Thanks for the info and your previous btrfs-image.

The image itself shows nothing wrong, so it should be runtime problem.
Would you please apply these two debug patches?

And the attached diff file?

My guess is the parent node is not initialized correctly in this case.

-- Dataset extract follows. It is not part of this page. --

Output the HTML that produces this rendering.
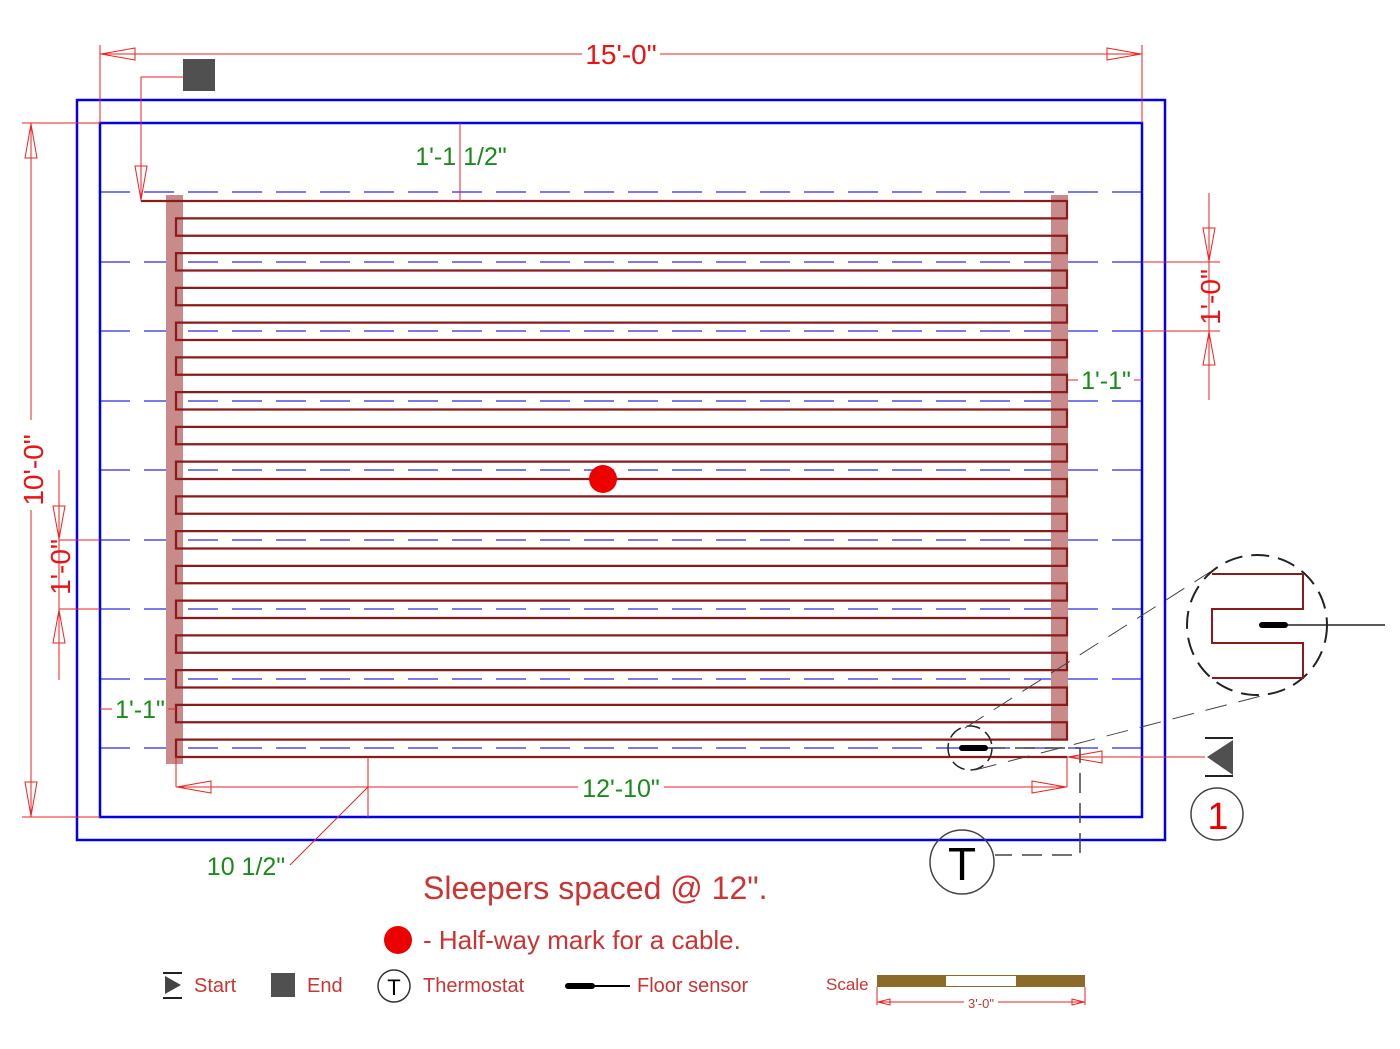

diff --git a/fs/btrfs/disk-io.c b/fs/btrfs/disk-io.c
index 60caa68c3618..79f482578e02 100644
--- a/fs/btrfs/disk-io.c
+++ b/fs/btrfs/disk-io.c
@@ -458,6 +458,7 @@  static int verify_level_key(struct btrfs_fs_info *fs_info,
 			  eb->start, first_key->objectid, first_key->type,
 			  first_key->offset, found_key.objectid,
 			  found_key.type, found_key.offset);
+		btrfs_print_tree(eb, false);
 	return ret;
diff --git a/fs/btrfs/relocation.c b/fs/btrfs/relocation.c
index 00b7d3231821..cde0cb6c9786 100644
--- a/fs/btrfs/relocation.c
+++ b/fs/btrfs/relocation.c
@@ -1870,6 +1870,8 @@  int replace_path(struct btrfs_trans_handle *trans,
 					     level - 1, &first_key);
 			if (IS_ERR(eb)) {
 				ret = PTR_ERR(eb);
+				btrfs_err(fs_info, "parent leaf, slot: %d:", slot);
+				btrfs_print_tree(parent, false);
 			} else if (!extent_buffer_uptodate(eb)) {
 				ret = -EIO;